Exercise requirements
Print exactly, please, the lines from the top of the entries below up to and including the line with "from matplotlib.patches import Polygon", and nothing else; pictures are excluded.

-- START OF Record list --

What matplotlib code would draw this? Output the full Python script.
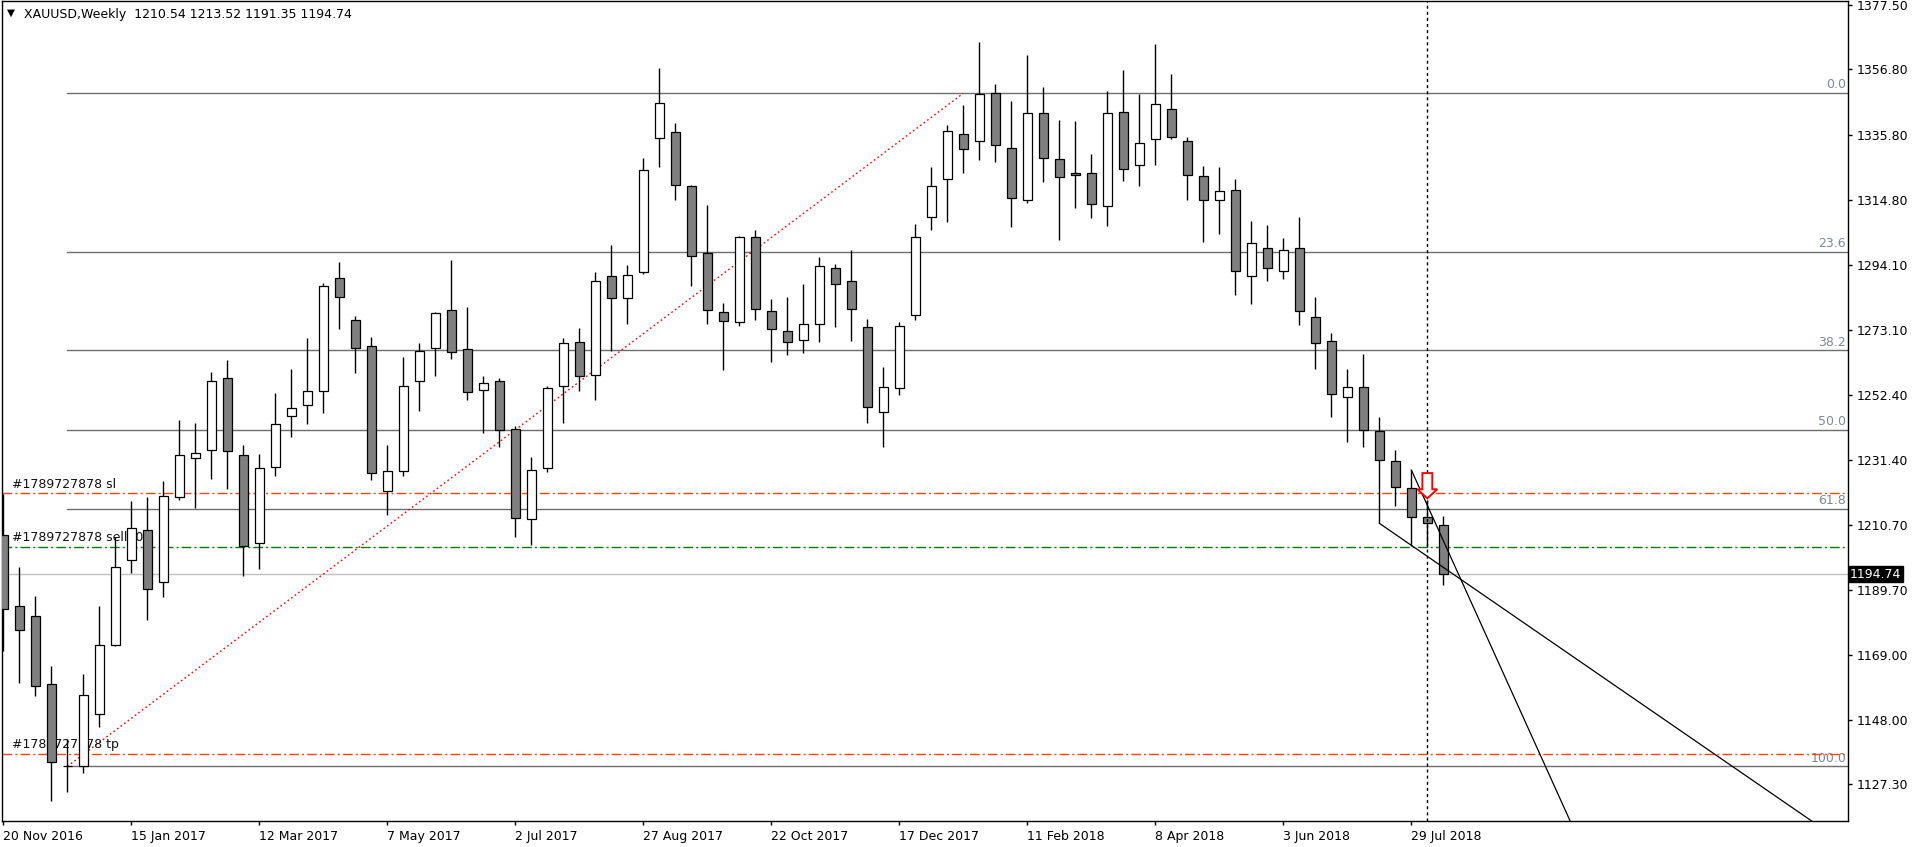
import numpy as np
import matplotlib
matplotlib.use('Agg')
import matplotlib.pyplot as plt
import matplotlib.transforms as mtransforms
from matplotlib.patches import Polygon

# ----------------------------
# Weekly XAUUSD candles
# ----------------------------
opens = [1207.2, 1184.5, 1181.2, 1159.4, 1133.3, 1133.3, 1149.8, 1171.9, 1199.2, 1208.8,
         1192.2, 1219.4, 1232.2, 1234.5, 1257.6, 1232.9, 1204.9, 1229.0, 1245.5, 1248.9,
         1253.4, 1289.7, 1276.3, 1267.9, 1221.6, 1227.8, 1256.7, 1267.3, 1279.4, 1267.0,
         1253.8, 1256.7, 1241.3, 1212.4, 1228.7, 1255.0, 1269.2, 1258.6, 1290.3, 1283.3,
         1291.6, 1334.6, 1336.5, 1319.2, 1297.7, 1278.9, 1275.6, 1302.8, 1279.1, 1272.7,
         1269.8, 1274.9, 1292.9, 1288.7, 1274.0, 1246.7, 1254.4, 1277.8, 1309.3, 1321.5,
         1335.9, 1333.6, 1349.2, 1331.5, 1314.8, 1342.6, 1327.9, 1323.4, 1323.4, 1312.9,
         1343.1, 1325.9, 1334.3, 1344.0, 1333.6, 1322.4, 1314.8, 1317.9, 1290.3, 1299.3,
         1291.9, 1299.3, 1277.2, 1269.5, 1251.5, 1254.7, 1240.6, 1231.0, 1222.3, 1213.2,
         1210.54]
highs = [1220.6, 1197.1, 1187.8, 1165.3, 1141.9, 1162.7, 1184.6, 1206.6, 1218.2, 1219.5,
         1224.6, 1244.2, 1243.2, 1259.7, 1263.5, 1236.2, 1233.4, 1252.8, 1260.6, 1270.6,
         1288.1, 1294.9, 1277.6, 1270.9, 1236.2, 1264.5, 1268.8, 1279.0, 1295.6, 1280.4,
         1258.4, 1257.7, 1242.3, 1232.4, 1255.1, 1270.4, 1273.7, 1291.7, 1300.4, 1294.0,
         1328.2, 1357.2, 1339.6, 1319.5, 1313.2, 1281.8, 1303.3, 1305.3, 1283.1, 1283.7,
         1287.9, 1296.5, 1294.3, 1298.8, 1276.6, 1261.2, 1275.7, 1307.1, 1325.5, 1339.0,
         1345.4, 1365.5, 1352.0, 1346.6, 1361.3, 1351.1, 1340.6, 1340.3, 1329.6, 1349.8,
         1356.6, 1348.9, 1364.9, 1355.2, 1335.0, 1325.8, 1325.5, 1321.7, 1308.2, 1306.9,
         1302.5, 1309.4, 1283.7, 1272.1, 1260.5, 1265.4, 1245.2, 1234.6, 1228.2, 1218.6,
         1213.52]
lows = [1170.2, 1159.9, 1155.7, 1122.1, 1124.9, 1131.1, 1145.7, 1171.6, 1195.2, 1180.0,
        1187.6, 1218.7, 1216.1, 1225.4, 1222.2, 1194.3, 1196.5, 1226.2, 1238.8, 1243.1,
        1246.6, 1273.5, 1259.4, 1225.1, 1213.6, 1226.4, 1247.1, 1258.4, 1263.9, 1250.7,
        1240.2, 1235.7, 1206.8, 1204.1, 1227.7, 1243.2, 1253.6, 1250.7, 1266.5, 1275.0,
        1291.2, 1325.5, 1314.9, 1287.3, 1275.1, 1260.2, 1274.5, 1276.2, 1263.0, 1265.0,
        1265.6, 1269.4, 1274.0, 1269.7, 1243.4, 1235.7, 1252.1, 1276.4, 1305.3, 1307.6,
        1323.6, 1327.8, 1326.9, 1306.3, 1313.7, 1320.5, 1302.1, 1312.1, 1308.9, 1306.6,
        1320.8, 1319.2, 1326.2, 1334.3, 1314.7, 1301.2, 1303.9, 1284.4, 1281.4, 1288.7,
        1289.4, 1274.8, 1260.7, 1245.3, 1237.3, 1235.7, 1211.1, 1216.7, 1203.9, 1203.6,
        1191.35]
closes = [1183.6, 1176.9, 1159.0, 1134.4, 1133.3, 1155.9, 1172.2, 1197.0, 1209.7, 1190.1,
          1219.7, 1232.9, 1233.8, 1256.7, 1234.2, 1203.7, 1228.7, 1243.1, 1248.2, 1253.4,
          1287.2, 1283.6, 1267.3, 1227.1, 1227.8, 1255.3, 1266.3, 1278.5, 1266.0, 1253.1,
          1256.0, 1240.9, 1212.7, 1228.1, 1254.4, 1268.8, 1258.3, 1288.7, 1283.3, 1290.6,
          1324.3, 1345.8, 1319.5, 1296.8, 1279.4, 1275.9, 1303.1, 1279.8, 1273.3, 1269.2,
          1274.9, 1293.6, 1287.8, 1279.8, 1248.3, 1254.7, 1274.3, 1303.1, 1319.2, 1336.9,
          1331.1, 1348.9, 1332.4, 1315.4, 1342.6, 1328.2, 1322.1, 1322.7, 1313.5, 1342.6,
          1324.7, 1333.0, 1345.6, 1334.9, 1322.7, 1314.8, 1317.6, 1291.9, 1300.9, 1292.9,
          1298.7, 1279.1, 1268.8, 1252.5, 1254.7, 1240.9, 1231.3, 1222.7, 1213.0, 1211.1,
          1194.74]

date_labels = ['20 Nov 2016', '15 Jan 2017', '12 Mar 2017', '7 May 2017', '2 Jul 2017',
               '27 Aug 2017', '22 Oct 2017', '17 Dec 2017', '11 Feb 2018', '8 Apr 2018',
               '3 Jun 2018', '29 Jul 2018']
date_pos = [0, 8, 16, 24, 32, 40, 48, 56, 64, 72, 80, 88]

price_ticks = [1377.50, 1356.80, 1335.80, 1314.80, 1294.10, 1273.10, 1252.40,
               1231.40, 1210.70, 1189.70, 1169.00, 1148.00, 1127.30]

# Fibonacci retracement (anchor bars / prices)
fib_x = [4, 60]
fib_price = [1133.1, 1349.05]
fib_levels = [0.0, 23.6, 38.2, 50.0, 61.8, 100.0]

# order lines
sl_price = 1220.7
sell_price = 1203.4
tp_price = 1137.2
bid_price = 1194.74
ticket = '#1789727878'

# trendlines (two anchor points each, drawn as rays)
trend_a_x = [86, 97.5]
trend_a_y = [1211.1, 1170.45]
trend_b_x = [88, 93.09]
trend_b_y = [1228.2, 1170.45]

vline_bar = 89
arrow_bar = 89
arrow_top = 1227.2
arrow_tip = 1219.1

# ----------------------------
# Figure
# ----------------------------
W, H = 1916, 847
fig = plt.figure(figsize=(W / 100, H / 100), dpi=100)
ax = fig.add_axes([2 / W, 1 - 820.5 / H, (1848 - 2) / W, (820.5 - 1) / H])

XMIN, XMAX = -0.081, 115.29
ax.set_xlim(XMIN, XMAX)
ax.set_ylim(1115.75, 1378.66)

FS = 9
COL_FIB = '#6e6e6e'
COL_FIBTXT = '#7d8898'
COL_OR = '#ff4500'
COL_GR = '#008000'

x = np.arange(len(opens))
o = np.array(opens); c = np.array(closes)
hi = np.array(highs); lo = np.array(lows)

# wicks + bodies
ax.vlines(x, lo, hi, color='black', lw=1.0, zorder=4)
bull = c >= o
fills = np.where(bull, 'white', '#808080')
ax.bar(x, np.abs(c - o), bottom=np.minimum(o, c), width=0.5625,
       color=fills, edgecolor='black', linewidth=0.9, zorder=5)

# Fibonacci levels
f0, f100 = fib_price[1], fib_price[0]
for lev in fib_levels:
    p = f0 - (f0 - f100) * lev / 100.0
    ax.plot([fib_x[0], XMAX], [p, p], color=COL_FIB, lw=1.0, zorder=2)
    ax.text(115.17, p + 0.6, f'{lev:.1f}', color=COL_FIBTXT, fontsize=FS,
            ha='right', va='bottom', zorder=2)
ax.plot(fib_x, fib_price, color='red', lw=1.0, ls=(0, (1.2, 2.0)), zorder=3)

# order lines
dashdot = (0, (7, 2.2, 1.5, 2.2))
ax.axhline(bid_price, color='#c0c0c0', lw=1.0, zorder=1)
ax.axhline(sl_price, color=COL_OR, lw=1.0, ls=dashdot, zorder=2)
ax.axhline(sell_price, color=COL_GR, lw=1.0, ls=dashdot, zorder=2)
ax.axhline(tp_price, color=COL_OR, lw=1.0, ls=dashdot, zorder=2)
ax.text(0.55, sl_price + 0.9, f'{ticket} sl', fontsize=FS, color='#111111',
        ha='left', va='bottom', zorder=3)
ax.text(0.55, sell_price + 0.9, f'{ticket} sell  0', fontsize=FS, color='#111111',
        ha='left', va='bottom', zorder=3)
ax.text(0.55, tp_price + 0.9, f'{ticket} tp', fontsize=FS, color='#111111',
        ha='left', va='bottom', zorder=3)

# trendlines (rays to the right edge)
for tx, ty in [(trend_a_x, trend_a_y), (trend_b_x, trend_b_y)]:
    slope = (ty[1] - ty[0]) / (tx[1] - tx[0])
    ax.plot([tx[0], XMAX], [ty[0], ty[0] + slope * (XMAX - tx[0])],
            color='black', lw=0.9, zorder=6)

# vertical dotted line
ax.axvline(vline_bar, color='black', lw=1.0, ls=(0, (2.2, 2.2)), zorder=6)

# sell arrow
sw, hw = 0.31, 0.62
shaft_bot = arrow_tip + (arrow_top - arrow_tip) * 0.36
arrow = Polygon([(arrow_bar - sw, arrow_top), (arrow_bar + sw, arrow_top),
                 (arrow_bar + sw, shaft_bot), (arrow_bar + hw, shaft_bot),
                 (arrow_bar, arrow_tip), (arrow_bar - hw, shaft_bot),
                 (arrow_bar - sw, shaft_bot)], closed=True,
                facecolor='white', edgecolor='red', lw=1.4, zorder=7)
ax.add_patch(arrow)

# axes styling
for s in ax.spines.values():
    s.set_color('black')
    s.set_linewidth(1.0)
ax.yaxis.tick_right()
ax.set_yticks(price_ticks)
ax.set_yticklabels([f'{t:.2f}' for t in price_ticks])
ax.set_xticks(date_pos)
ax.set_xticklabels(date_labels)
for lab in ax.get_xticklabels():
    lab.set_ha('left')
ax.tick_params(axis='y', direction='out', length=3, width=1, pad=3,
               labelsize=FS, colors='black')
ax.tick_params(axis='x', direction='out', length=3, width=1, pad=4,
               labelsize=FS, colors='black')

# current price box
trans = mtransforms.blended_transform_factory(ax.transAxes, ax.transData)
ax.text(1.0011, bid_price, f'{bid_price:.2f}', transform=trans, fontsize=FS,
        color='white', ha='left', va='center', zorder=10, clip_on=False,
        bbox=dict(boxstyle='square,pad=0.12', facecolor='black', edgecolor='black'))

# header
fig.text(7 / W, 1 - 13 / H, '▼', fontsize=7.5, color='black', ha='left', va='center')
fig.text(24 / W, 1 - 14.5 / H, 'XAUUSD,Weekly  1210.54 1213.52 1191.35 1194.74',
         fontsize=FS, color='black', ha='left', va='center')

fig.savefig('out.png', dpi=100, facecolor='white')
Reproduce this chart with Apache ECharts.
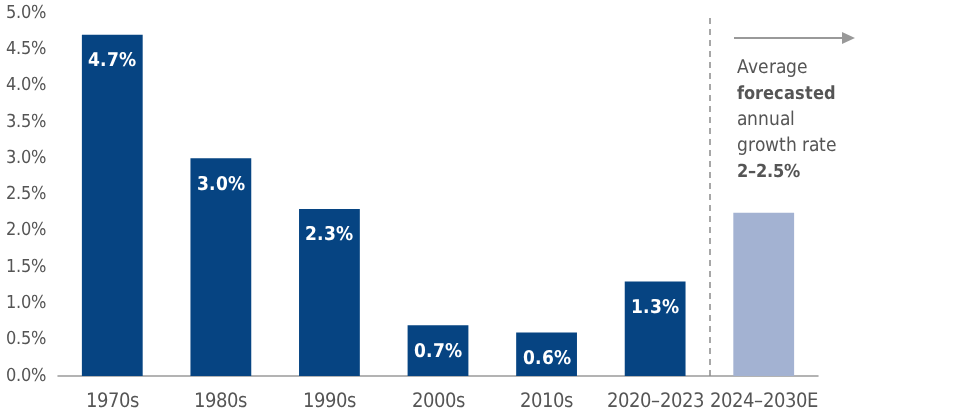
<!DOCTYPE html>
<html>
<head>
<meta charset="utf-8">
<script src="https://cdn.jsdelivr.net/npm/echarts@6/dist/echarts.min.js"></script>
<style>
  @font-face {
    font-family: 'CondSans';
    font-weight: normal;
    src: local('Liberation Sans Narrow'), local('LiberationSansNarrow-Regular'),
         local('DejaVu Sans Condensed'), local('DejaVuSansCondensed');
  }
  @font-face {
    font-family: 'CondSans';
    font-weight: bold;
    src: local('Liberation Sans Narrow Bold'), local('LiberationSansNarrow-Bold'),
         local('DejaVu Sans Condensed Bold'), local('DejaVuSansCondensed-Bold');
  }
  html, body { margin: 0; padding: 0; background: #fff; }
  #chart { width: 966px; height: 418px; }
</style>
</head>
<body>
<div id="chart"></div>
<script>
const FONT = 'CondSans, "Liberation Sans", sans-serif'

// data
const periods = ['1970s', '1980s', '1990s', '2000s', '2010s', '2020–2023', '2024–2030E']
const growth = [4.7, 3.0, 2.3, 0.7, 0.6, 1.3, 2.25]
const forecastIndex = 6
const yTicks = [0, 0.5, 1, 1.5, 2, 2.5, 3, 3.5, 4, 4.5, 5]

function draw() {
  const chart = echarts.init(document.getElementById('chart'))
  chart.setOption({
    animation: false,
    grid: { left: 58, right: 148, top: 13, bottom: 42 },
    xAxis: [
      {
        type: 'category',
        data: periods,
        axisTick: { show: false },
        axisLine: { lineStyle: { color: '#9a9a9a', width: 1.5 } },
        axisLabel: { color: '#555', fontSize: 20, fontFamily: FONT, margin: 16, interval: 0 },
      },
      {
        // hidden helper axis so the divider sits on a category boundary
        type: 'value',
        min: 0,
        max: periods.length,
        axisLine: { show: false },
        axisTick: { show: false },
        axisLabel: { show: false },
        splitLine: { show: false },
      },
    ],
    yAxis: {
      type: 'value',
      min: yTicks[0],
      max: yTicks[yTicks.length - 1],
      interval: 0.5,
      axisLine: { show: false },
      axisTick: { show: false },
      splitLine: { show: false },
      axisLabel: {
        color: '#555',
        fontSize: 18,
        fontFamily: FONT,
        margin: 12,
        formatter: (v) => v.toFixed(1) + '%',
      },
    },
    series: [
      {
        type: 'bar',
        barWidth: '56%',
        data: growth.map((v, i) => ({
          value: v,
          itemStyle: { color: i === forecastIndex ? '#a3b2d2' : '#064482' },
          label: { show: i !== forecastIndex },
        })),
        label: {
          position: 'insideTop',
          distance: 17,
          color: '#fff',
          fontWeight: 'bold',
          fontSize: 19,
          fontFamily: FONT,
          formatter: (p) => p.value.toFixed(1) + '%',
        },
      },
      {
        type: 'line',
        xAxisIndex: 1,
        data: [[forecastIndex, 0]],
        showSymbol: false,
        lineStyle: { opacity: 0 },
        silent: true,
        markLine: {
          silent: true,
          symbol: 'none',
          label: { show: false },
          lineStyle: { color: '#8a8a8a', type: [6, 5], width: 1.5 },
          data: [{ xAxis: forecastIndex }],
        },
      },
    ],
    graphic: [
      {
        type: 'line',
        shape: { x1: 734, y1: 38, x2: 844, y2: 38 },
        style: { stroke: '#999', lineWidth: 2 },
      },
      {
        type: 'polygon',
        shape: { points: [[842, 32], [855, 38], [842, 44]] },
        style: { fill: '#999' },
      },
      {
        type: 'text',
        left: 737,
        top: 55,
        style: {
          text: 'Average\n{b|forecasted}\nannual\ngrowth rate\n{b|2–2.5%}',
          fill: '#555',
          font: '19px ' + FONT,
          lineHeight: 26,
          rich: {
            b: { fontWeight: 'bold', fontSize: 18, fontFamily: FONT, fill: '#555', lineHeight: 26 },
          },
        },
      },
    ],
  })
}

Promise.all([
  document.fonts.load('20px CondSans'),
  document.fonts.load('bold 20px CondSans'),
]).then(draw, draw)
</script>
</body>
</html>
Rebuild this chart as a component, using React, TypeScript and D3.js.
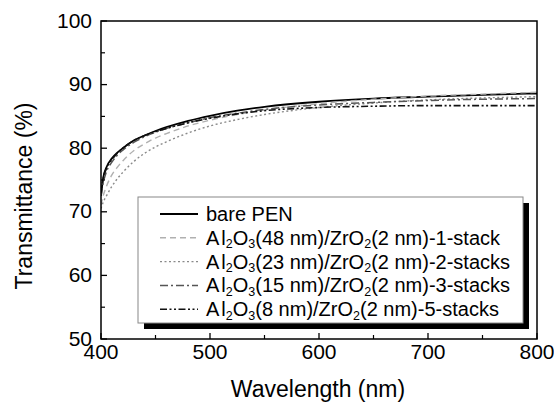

-- END OF Record list --

Complete output
What matplotlib code would draw this? Output the full Python script.
import numpy as np
import matplotlib
matplotlib.use('Agg')
import matplotlib.pyplot as plt
import matplotlib.transforms as mtransforms
from matplotlib.patches import Polygon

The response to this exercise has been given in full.